The 2024 Snowflake breach demonstrated this transition with painful clarity. Attackers didn’t exploit a zero-day; they leveraged misconfigurations and stolen credentials. The breach only surfaced when behavioral anomalies were detected, which was a sign that something was wrong even if no signature existed for it.
This is where the industry is headed. Successful teams in 2026 will look for deviation, not confirmation. They will stop treating threat hunting as a search for matching patterns and start treating it as the pursuit of unexpected signals across fragmented cloud environments. The mindset shift from “assume breach” to “assume anomaly” will define the next era of proactive defense.
Zero Trust Meets the Mirage of Control
For years, zero-trust has been treated as a destination and a security ideal that organizations could reach through enough segmentation, identity controls, and policy enforcement. But 2026 will expose the limitations of this approach.
The biggest incidents won’t come from a lack of zero-trust implementation. They’ll come from the false confidence organizations place in it.
Identity will remain the single most fragile element of the enterprise. And in environments labeled zero-trust, that fragility becomes even more dangerous. Attackers know they no longer need to hack their way in when they can simply become someone who already has access.

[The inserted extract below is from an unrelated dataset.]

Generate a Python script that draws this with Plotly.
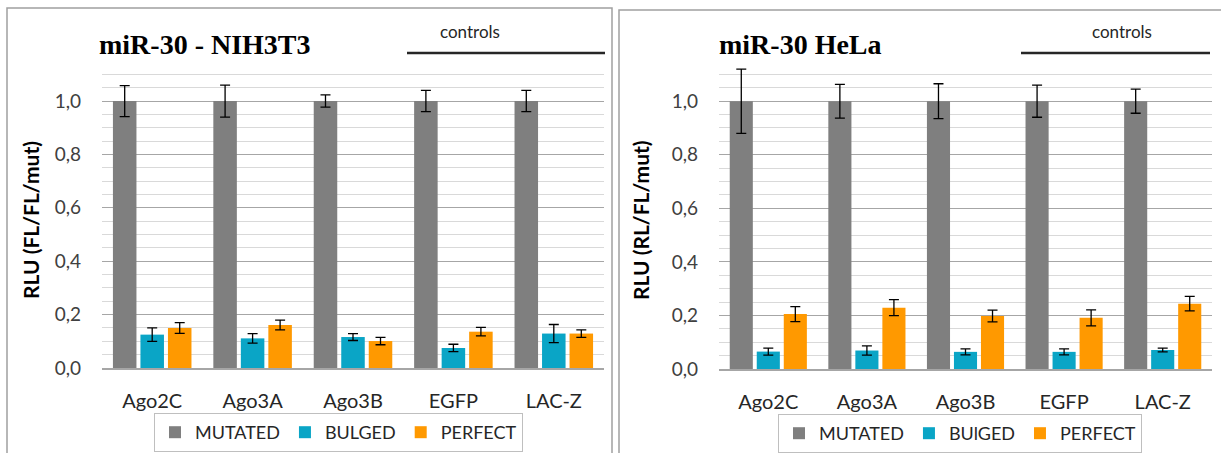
import plotly.graph_objects as go

W, H = 1221, 453

categories = ["Ago2C", "Ago3A", "Ago3B", "EGFP", "LAC-Z"]
series_names_left = ["MUTATED", "BULGED", "PERFECT"]
series_names_right = ["MUTATED", "BUlGED", "PERFECT"]

# NIH3T3
nih_mutated = [1.0, 1.0, 1.0, 1.0, 1.0]
nih_mutated_err = [0.058, 0.06, 0.023, 0.04, 0.04]
nih_bulged = [0.125, 0.111, 0.116, 0.075, 0.129]
nih_bulged_err = [0.025, 0.018, 0.013, 0.014, 0.034]
nih_perfect = [0.150, 0.161, 0.101, 0.136, 0.129]
nih_perfect_err = [0.020, 0.018, 0.014, 0.016, 0.014]

# HeLa
hela_mutated = [1.0, 1.0, 1.0, 1.0, 1.0]
hela_mutated_err = [0.12, 0.063, 0.065, 0.06, 0.045]
hela_bulged = [0.065, 0.069, 0.064, 0.064, 0.071]
hela_bulged_err = [0.013, 0.017, 0.011, 0.011, 0.007]
hela_perfect = [0.205, 0.229, 0.198, 0.191, 0.244]
hela_perfect_err = [0.028, 0.030, 0.022, 0.030, 0.027]

colors = ["#7f7f7f", "#0aa5c6", "#ff9900"]

def px(x):
    return x / W

def py(y):
    return 1 - y / H

fig = go.Figure()

panels = [
    ("x", "y", "legend", series_names_left,
     [(nih_mutated, nih_mutated_err), (nih_bulged, nih_bulged_err), (nih_perfect, nih_perfect_err)]),
    ("x2", "y2", "legend2", series_names_right,
     [(hela_mutated, hela_mutated_err), (hela_bulged, hela_bulged_err), (hela_perfect, hela_perfect_err)]),
]

for xa, ya, lg, names, data in panels:
    for name, (vals, errs), col in zip(names, data, colors):
        fig.add_trace(go.Bar(
            x=categories, y=vals, name=name, xaxis=xa, yaxis=ya, legend=lg,
            marker=dict(color=col, line=dict(width=0)),
            error_y=dict(type="data", array=errs, visible=True, color="black",
                         thickness=1.3, width=5),
        ))

tickfont = dict(family="Lato", size=19, color="#404040")

def yax(domain):
    return dict(domain=domain, range=[0, 1.15], dtick=0.2, tick0=0,
                tickformat=".1f", showgrid=True, gridcolor="#a6a6a6", gridwidth=1,
                minor=dict(dtick=0.05, showgrid=True, gridcolor="#d9d9d9", gridwidth=1),
                zeroline=False, showline=False, ticks="", ticklabelstandoff=20,
                tickfont=tickfont, fixedrange=True, automargin=False)

def xax(domain, anchor):
    return dict(domain=domain, anchor=anchor, showline=True, linecolor="#a6a6a6",
                linewidth=1.5, ticks="", tickfont=dict(family="Lato", size=20, color="#262626"),
                ticklabelstandoff=14, showgrid=False, fixedrange=True, automargin=False)

fig.update_layout(
    width=W, height=H, margin=dict(l=0, r=0, t=0, b=0, autoexpand=False),
    paper_bgcolor="white", plot_bgcolor="white",
    barmode="group", bargap=0.178, bargroupgap=0.145,
    separators=",.",
    xaxis=xax([px(102), px(604)], "y"),
    yaxis=dict(**yax([py(368), py(61)]), anchor="x"),
    xaxis2=xax([px(719), px(1212)], "y2"),
    yaxis2=dict(**yax([py(369), py(61)]), anchor="x2"),
    legend=dict(orientation="h", x=px(154), y=py(413), xanchor="left", yanchor="top",
                bordercolor="#bfbfbf", borderwidth=1, font=dict(family="Lato", size=18, color="#262626"),
                itemclick=False),
    legend2=dict(orientation="h", x=px(778), y=py(414), xanchor="left", yanchor="top",
                 bordercolor="#bfbfbf", borderwidth=1, font=dict(family="Lato", size=18, color="#262626"),
                 itemclick=False),
    showlegend=True,
)

# panel borders
fig.add_shape(type="rect", xref="paper", yref="paper", x0=px(7), x1=px(612), y0=-0.05, y1=py(8),
              line=dict(color="#a0a0a0", width=1.5), fillcolor="rgba(0,0,0,0)", layer="below")
fig.add_shape(type="rect", xref="paper", yref="paper", x0=px(619), x1=px(1224), y0=-0.05, y1=py(10),
              line=dict(color="#a0a0a0", width=1.5), fillcolor="rgba(0,0,0,0)", layer="below")

# controls lines
fig.add_shape(type="line", xref="paper", yref="paper", x0=px(407), x1=px(605), y0=py(53), y1=py(53),
              line=dict(color="#262626", width=2.5))
fig.add_shape(type="line", xref="paper", yref="paper", x0=px(1021), x1=px(1210), y0=py(53), y1=py(53),
              line=dict(color="#262626", width=2.5))

annots = [
    dict(text="<b>miR-30 - NIH3T3</b>", x=px(97), y=py(44), xanchor="left", yanchor="middle",
         font=dict(family="Liberation Serif", size=28, color="black")),
    dict(text="<b>miR-30 HeLa</b>", x=px(717), y=py(44), xanchor="left", yanchor="middle",
         font=dict(family="Liberation Serif", size=28, color="black")),
    dict(text="controls", x=px(470), y=py(31), xanchor="center", yanchor="middle",
         font=dict(family="Lato", size=17, color="#262626")),
    dict(text="controls", x=px(1122), y=py(31), xanchor="center", yanchor="middle",
         font=dict(family="Lato", size=17, color="#262626")),
    dict(text="<b>RLU (FL/FL/mut)</b>", x=px(30), y=py(220), xanchor="center", yanchor="middle",
         textangle=-90, font=dict(family="Lato", size=21, color="black")),
    dict(text="<b>RLU (RL/FL/mut)</b>", x=px(640), y=py(220), xanchor="center", yanchor="middle",
         textangle=-90, font=dict(family="Lato", size=21, color="black")),
]
for a in annots:
    fig.add_annotation(xref="paper", yref="paper", showarrow=False, **a)

fig.write_html("out.html")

Compromised credentials, especially when combined with AI-enhanced impersonation, will undermine even the most well-architected environments. Zero-trust will continue to function more as an aspiration than a guarantee of control. The only path out of this paradox is identity systems that adapt in real time, powered by AI that understands context and intent rather than merely verifying credentials.
In 2026, trust becomes conditional in every direction. Users, identities, agents, and systems must earn it continuously.